Не утрата ли гармоничных связей с окружающим пространством, неспособность чувствовать себя в мире как дома, угнетающая переселенца, изгнанника, эмигранта – каким из этих слов его ни назови, – парадоксальным образом связывает его именно с нынешним обществом и дарит ему, если он художник, уверенность, что его поймут? Больше того: может, чтобы выразить экзистенциальную ситуацию современного человека, художник и должен так или иначе быть в изгнании? Не об этом ли драмы Беккета? Время в них – не безмятежное повторение, примиряющее рутину с ладом; напротив, пустое и гиблое, оно стремится к призрачным целям и замыкается в круг безысходной тщеты. Но человек в этих драмах не может установить контакт и с пространством – безвоздушным, однообразным, лишенным любых броских примет, настоящей пустыней.

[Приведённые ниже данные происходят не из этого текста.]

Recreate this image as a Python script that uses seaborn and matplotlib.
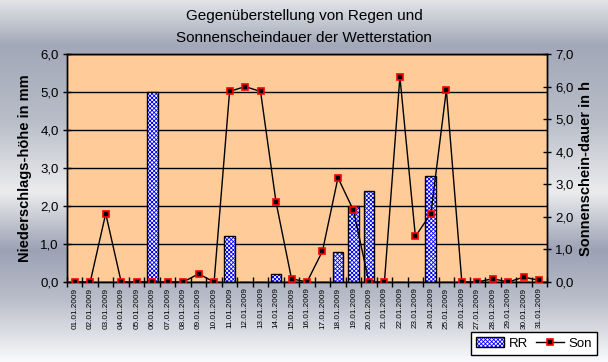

Пишу эти слова, а в голове у меня – мотив польской духовной песни: «К Тебе мы взываем, изгнанники Рая». Ведь и правда, наша жизнь снова и снова воспроизводит то, первое изгнание из райского сада, и не важно, будет ли этот сад материнским лоном или завораживающими взгляд деревьями детства. Традиция веками воссоздавала образ земли как пустыни изгнания, обычно изображая ее безлюдным и бесплодным краем, по которому, понурив головы, в одиночестве бредут Адам и Ева. Они утратили
место жительства, свой настоящий дом, где один и тот же ритм правил их телами и всем, что их окружало, где они жили, не зная разлук и печалей. Оглядываясь, они могли видеть огненный меч, стерегущий врата потерянного рая. Память о запрете приправляла горечью их ностальгические мечты о возвращении к прежней счастливой жизни. И все же они никогда до конца не расставались с надеждой, что когда-нибудь их изгнание закончится. Лишь позднее, гораздо позднее эти грезы сложились в образ вневременного златого града, небесного Иерусалима.